Investigation of fracture toughness and microstructure of micro-scaled multilayer-DLC/silicon system via pillar splitting method

Abstract

The fracture toughness of multilayer diamond like carbon (DLC) coated silicon microstructures was characterized using the pillar splitting method in this study. Two types of coating layers with different properties were alternately deposited by plasma-enhanced chemical vapor deposition at −200 V and −600 V, respectively, with the same total coating thickness (0.3 μm). The effects of different numbers of layers (2, 4, 8, and 12) of DLC coatings on the fracture behavior and fracture toughness enhancement of the coating/silicon system were investigated. Pillar splitting experiments showed that the fracture toughness of the coated samples was significantly increased by 24.6%–63.6% compared to bare silicon ones. With an increasing number of layers of DLC coatings, the protective effect of the coatings on the silicon substrate was continuously enhanced.
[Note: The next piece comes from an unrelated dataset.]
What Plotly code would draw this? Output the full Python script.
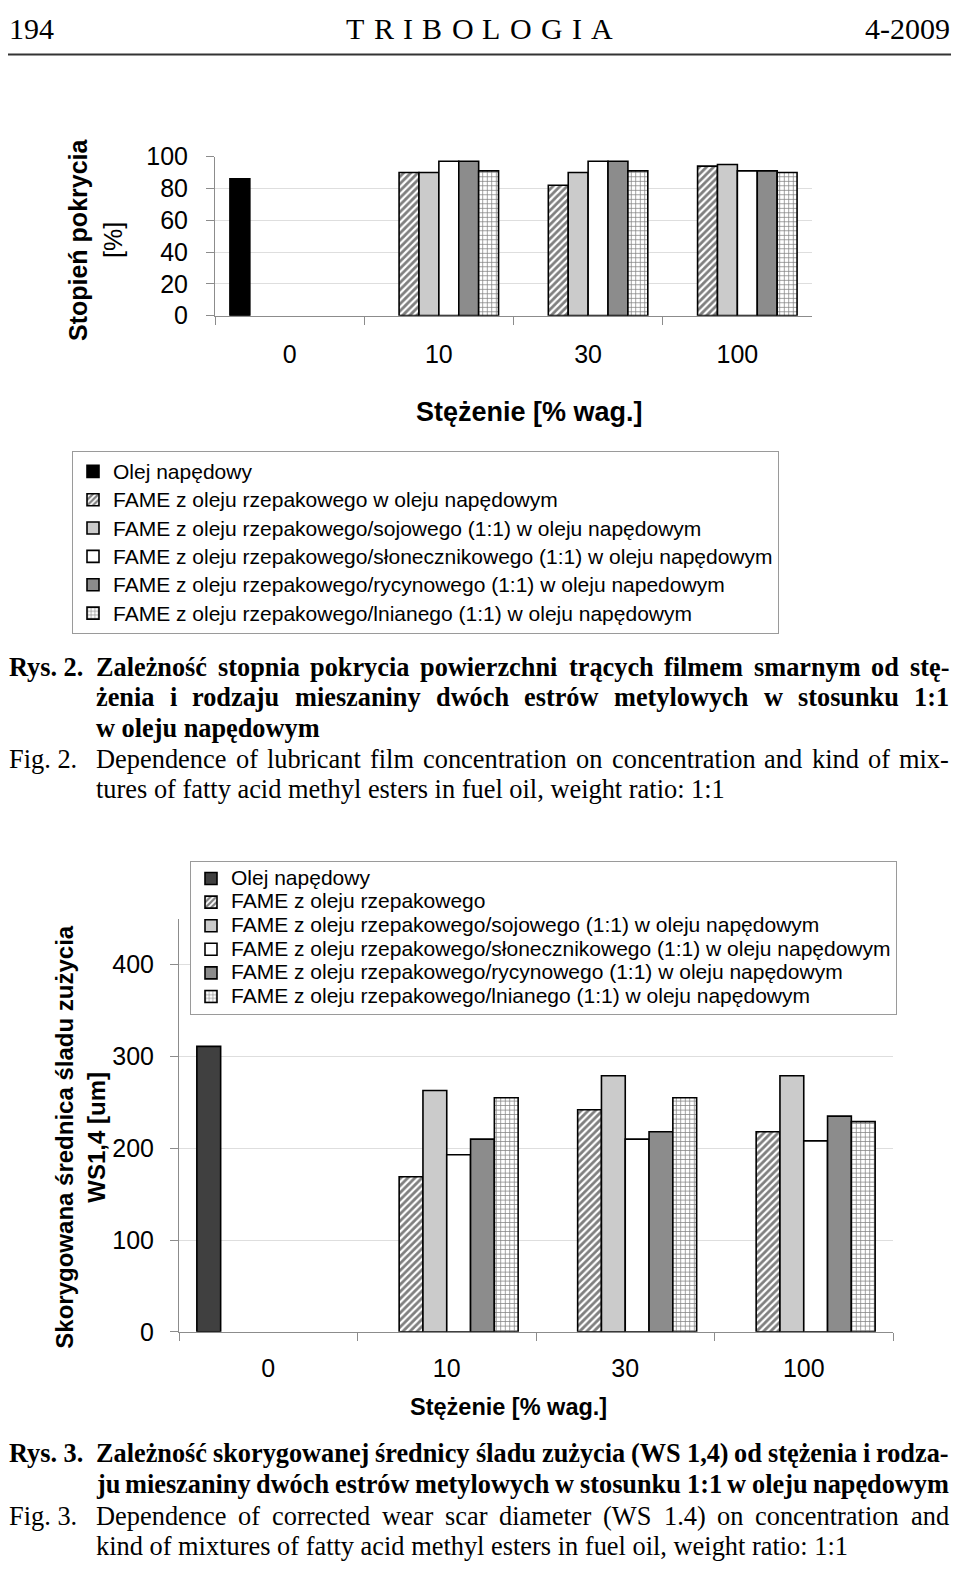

The trends of finite element cohesive zone modeling simulations were highly consistent with experimental results. During the splitting process, a nonlinear deformation stage was observed for the first time in the load-displacement curve, which was attributed to stress discontinuity, increased interfacial dislocations, and energy absorption at the layer interfaces. The multilayer coating technology has broad prospects for improving the fracture toughness of materials and enhancing the stability and reliability of micro/nano devices.